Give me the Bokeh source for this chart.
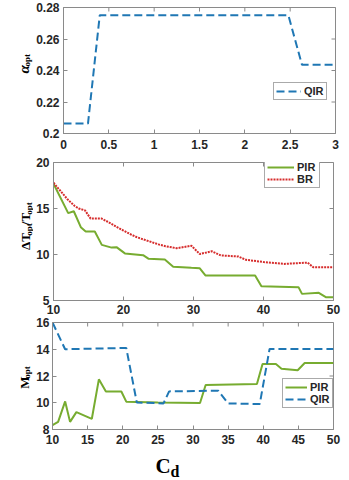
import math
from bokeh.plotting import figure
from bokeh.layouts import column, row
from bokeh.models import Range1d, FixedTicker, Legend, LegendItem
from bokeh.core.properties import value
from bokeh.embed import file_html
from bokeh.resources import INLINE

# ---------------- data ----------------
# Panel 1: alpha_opt (QIR)
alpha_x = [0, 0.27, 0.40, 2.48, 2.63, 3.0]
alpha_qir = [0.2063, 0.2063, 0.2751, 0.2751, 0.2437, 0.2437]
alpha_xticks = [0, 0.5, 1, 1.5, 2, 2.5, 3]
alpha_yticks = [0.2, 0.22, 0.24, 0.26, 0.28]

# Panel 2: dT_opt/T_opt vs C_d
dt_pir_x = [10, 12.1, 12.9, 13.9, 14.6, 15.9, 16.9, 18.3, 19.0, 20.2, 22.8, 23.6, 25.9,
            27.1, 29.7, 30.9, 31.7, 38.8, 39.7, 45.0, 45.5, 47.9, 48.9, 50]
dt_pir_y = [17.7, 14.5, 14.7, 12.97, 12.5, 12.5, 11.05, 10.75, 10.8, 10.12, 9.93, 9.53, 9.46,
            8.68, 8.55, 8.5, 7.72, 7.72, 6.56, 6.45, 5.72, 5.83, 5.36, 5.36]
dt_br_x = [10, 11, 12, 13, 13.6, 14.5, 15.3, 16.9, 18, 19, 20, 21, 22, 23, 24, 25, 26,
           27.6, 29.7, 30.9, 32.6, 33.9, 36.4, 37.5, 40, 43, 46.3, 47.1, 50]
dt_br_y = [17.8, 16.9, 16.0, 15.3, 15.0, 14.8, 13.9, 13.9, 13.45, 13.0, 12.6, 12.2, 11.85,
           11.6, 11.35, 11.1, 10.9, 10.68, 10.95, 10.05, 10.35, 9.9, 9.78, 9.42, 9.18,
           8.98, 9.12, 8.62, 8.62]
dt_xticks = [10, 20, 30, 40, 50]
dt_yticks = [5, 10, 15, 20]

# Panel 3: M_opt vs C_d
m_pir_x = [10, 10.8, 11.8, 12.5, 13.4, 15.6, 16.6, 17.6, 19.8, 20.5, 25.0, 31.0, 31.8,
           39.1, 39.9, 41.8, 42.6, 44.9, 45.9, 50]
m_pir_y = [8.32, 8.57, 10.1, 8.57, 9.3, 8.8, 11.75, 10.84, 10.84, 10.08, 10.02, 9.98, 11.33,
           11.4, 12.9, 12.9, 12.55, 12.43, 12.97, 12.97]
m_qir_x = [10, 11.8, 20.5, 22.0, 25.8, 26.6, 33.6, 35.0, 39.5, 40.9, 50]
m_qir_y = [16.0, 14.0, 14.1, 10.02, 9.95, 10.85, 10.9, 9.95, 9.9, 14.02, 14.02]
m_xticks = [10, 15, 20, 25, 30, 35, 40, 45, 50]
m_yticks = [8, 10, 12, 14, 16]

BLUE = "#1f77b4"
GREEN = "#77ac30"
RED = "#d62c2c"
BOX = "#8a8a8a"
TXT = "#262626"

LABW = 33      # width of the y-label strip
PANW = 308     # width of each panel figure


def make_fig(height, xr, yr, xticks, yticks, bl, br, bt, bb, xstand, ystand=4):
    p = figure(width=PANW, height=height, x_range=Range1d(*xr), y_range=Range1d(*yr),
               output_backend="svg", toolbar_location=None,
               min_border_left=bl, min_border_right=br, min_border_top=bt, min_border_bottom=bb)
    p.background_fill_color = "white"
    p.border_fill_color = "white"
    p.outline_line_color = BOX
    p.outline_line_width = 1
    p.xgrid.visible = False
    p.ygrid.visible = False
    p.xaxis.ticker = FixedTicker(ticks=xticks)
    p.yaxis.ticker = FixedTicker(ticks=yticks)
    for ax in (p.xaxis[0], p.yaxis[0]):
        ax.axis_line_color = BOX
        ax.major_tick_line_color = BOX
        ax.major_tick_in = 4
        ax.major_tick_out = 0
        ax.minor_tick_in = 0
        ax.minor_tick_out = 0
        ax.major_label_text_font = "Liberation Sans"
        ax.major_label_text_font_style = "bold"
        ax.major_label_text_font_size = "12px"
        ax.major_label_text_color = TXT
    p.yaxis.major_label_standoff = ystand
    p.xaxis.major_label_standoff = xstand
    # mirrored inward ticks on the top and right edges (outer half is clipped by the frame)
    p.scatter(x=xticks, y=[yr[1]] * len(xticks), marker="dash", angle=math.pi / 2, size=8,
              line_color=BOX, line_width=1)
    p.scatter(x=[xr[1]] * len(yticks), y=yticks, marker="dash", size=8,
              line_color=BOX, line_width=1)
    return p


def make_legend(items, loc, glyph_w):
    lg = Legend(items=items, location=loc)
    lg.label_text_font = "Liberation Sans"
    lg.label_text_font_style = "bold"
    lg.label_text_font_size = "11px"
    lg.label_text_color = TXT
    lg.glyph_width = glyph_w
    lg.glyph_height = 12
    lg.label_height = 12
    lg.label_standoff = 3
    lg.padding = 2
    lg.spacing = 0
    lg.margin = 0
    lg.border_line_color = "#555555"
    lg.border_line_width = 1
    lg.background_fill_color = "white"
    lg.background_fill_alpha = 1
    return lg


def label_fig(w, h):
    f = figure(width=w, height=h, x_range=Range1d(0, w), y_range=Range1d(0, h),
               x_axis_type=None, y_axis_type=None, output_backend="svg",
               toolbar_location=None, min_border=0)
    f.outline_line_color = None
    f.background_fill_color = "white"
    f.border_fill_color = "white"
    return f


WIDTHS = {"α": 0.56, "Δ": 0.64, "T": 0.667, "/": 0.278, "M": 0.944,
          "o": 0.5, "p": 0.556, "t": 0.333}


def vlabel(f, parts, x0, y0, main_size=13, sub_size=9, sub_shift=3):
    """Rotated (bottom-to-top) label built from main text and subscript pieces."""
    y = y0
    for text, sub, style in parts:
        size = sub_size if sub else main_size
        f.text(x=[x0 + (sub_shift if sub else 0)], y=[y], text=[text], angle=math.pi / 2,
               text_align="left", text_baseline="alphabetic",
               text_font=value("Liberation Serif"), text_font_style=style,
               text_font_size=f"{size}px", text_color="black")
        y += sum(WIDTHS.get(c, 0.55) for c in text) * size


# ---------------- panel 1 ----------------
H1 = 153
p1 = make_fig(H1, (0, 3), (0.2, 0.28), alpha_xticks, alpha_yticks, 27, 6, 7, 20, 6)
r1 = p1.line(alpha_x, alpha_qir, line_color=BLUE, line_width=2, line_dash="8 4")
p1.add_layout(make_legend([LegendItem(label="QIR", renderers=[r1])], (210, 33), 25))
p1.yaxis.major_label_overrides = {0.2: "0.2"}
l1 = label_fig(LABW, H1)
vlabel(l1, [("α", False, "bold italic"), ("opt", True, "bold")], 23, 73,
       main_size=15, sub_size=9)

# ---------------- panel 2 ----------------
H2 = 164
p2 = make_fig(H2, (10, 50), (5, 20), dt_xticks, dt_yticks, 19, 8, 9, 17, 4)
r2a = p2.line(dt_pir_x, dt_pir_y, line_color=GREEN, line_width=2)
r2b = p2.line(dt_br_x, dt_br_y, line_color=RED, line_width=2, line_dash="2 1")
p2.add_layout(make_legend([LegendItem(label="PIR", renderers=[r2a]),
                           LegendItem(label="BR", renderers=[r2b])], (211, 112), 27))
l2 = label_fig(LABW, H2)
vlabel(l2, [("ΔT", False, "bold"), ("opt", True, "bold"), ("/T", False, "bold"),
            ("opt", True, "bold")], 25, 60)

# ---------------- panel 3 ----------------
H3 = 131
p3 = make_fig(H3, (10, 50), (8, 16), m_xticks, m_yticks, 16, 8, 5, 19, 5, ystand=3)
r3a = p3.line(m_pir_x, m_pir_y, line_color=GREEN, line_width=2)
r3b = p3.line(m_qir_x, m_qir_y, line_color=BLUE, line_width=2, line_dash="8 4")
p3.add_layout(make_legend([LegendItem(label="PIR", renderers=[r3a]),
                           LegendItem(label="QIR", renderers=[r3b])], (230, 21), 22))
l3 = label_fig(LABW, H3)
vlabel(l3, [("M", False, "bold"), ("opt", True, "bold")], 23.5, 50)

# ---------------- x label strip ----------------
HX = 32
lx = label_fig(LABW + PANW, HX)
lx.text(x=[155], y=[15], text=["C"], text_align="left", text_baseline="alphabetic",
        text_font=value("Liberation Serif"), text_font_style="bold",
        text_font_size="21px", text_color="black")
lx.text(x=[170], y=[9], text=["d"], text_align="left", text_baseline="alphabetic",
        text_font=value("Liberation Serif"), text_font_style="bold",
        text_font_size="16px", text_color="black")

layout = column(row(l1, p1, spacing=0), row(l2, p2, spacing=0), row(l3, p3, spacing=0),
                lx, spacing=0)
open("out.html", "w").write(file_html(layout, INLINE))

◆ ◆ ◆ ◆ ◆

- Problem description
From the first line of the material down to the line containing "alpha_yticks = [0.2, 0.22, 0.24, 0.26, 0.28]", inclusive, return each line exactly, skipping any picture.

- Written response
Give me the Bokeh source for this chart.
import math
from bokeh.plotting import figure
from bokeh.layouts import column, row
from bokeh.models import Range1d, FixedTicker, Legend, LegendItem
from bokeh.core.properties import value
from bokeh.embed import file_html
from bokeh.resources import INLINE

# ---------------- data ----------------
# Panel 1: alpha_opt (QIR)
alpha_x = [0, 0.27, 0.40, 2.48, 2.63, 3.0]
alpha_qir = [0.2063, 0.2063, 0.2751, 0.2751, 0.2437, 0.2437]
alpha_xticks = [0, 0.5, 1, 1.5, 2, 2.5, 3]
alpha_yticks = [0.2, 0.22, 0.24, 0.26, 0.28]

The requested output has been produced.